His known mindset, whenever confronted by questions concerning very serious incidents/matters relevant to his party’s government tenure in office, is either to become angry and sullen, or attempt to trivialise. Here is a politician who has a track record for refusing to take responsibility for issues that occurred during his stewardship, while attempting to shift the blame.
It is a given that every political leader, inclusive of Jagdeo as a former head of state, is accountable for his past/present stewardship. This means for every policy decision taken and for every relevant incident that pertains to governance that occurred during the particular watch.
We see this as not the understanding of Jagdeo, a former head of state/government. His outrageous claims and defence as to his former administration’s responsibility for the demise of GuySuCo, and what it has subsequently caused to the lives of the thousands of sugar workers, illustrates a dishonesty that has not in any way contributed to government’s efforts at resuscitating a once national key economic earner. As usual, he resorted to the dangerous ethnic game, his favourite trump card, exploiting fears and insecurity among the workers.
But this is Jagdeo, who has become better-known to the nation in his current constitutional capacity; as again, he recently seeks to evade media questions as to sums of money that oil companies had paid to the state for oil-exploration activities, prior to 2015 in Kaieteur News dated June 20, 2018, captioned, “Jagdeo skirts questions on money Guyana collected during PPP/C tenure”.
It is instructive that the public is now being informed that such sums as paid from 1999 to 2015, from a reported five companies, inclusive of EXXON, were for the building of capacity in the local oil and gas sector, for equipping Guyanese with the relevant skills.
Now, this is the same Jagdeo who is on record as criticising the Guyana Revenue Authority (GRA), for not possessing the accounting skills and capacity to track and audit Exxon Mobil’s expenditure relating to their investment in oil and gas activities in Guyana.
This latest revelation further reveals the selfishness and anti-national outlook of this politician, who definitely had not been forward-looking, and who did not care about his country. After all, 16 years are a very lengthy period to have been able to develop a corps of Guyanese endowed with some of the necessary skills relevant to an emerging oil industry, as is now imminent.
It has to be emphasised that laying the groundwork for an oil and gas industry is a gargantuan effort that challenges any government in its commencement phase, and even long after extraction has commenced. It is a national endeavour of untold proportions, for the amount of mental energies required in putting together legislation and highly skilled persons that will guide its functions and operations, in addition to the many state agencies for managing such a massive socio-economic game-changer.

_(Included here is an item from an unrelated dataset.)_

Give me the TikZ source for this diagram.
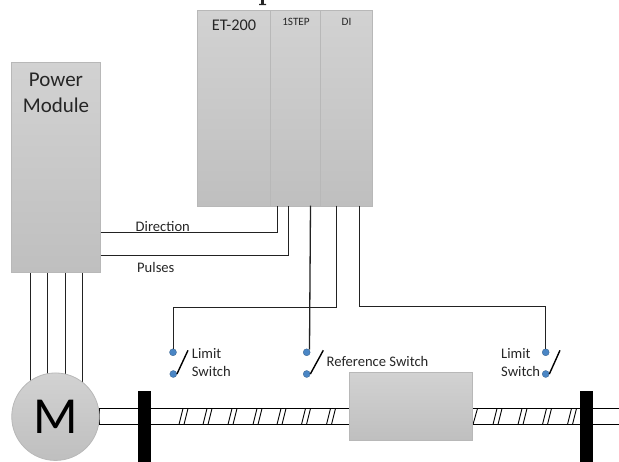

Every available talent becomes necessary as inputs for building capacity. Thus, without fear of contradiction, such trained personnel as those now-revealed funds would have facilitated, would have been a more than good advance in government’s current efforts to prepare for first-oil.

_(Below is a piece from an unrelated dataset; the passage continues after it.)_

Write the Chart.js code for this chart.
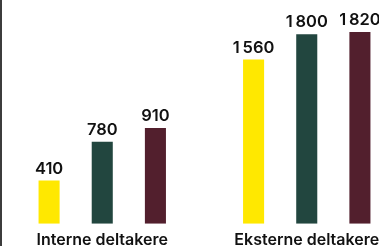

How can Jagdeo still refer to the $18MU.S. signing bonus, as among his “bigger concerns’’ when this government has already accounted for such sum? In typical Jagdeo evasive style, he deprecates the sums paid to his former administration, inferring that they are small sums in comparison. Again, Jagdeo should be reminded that accountability is about every sum, of any amount, that is paid into the state’s coffers, and that includes the sums paid to the PPP/C under his stewardship, by those oil and gas companies as reported.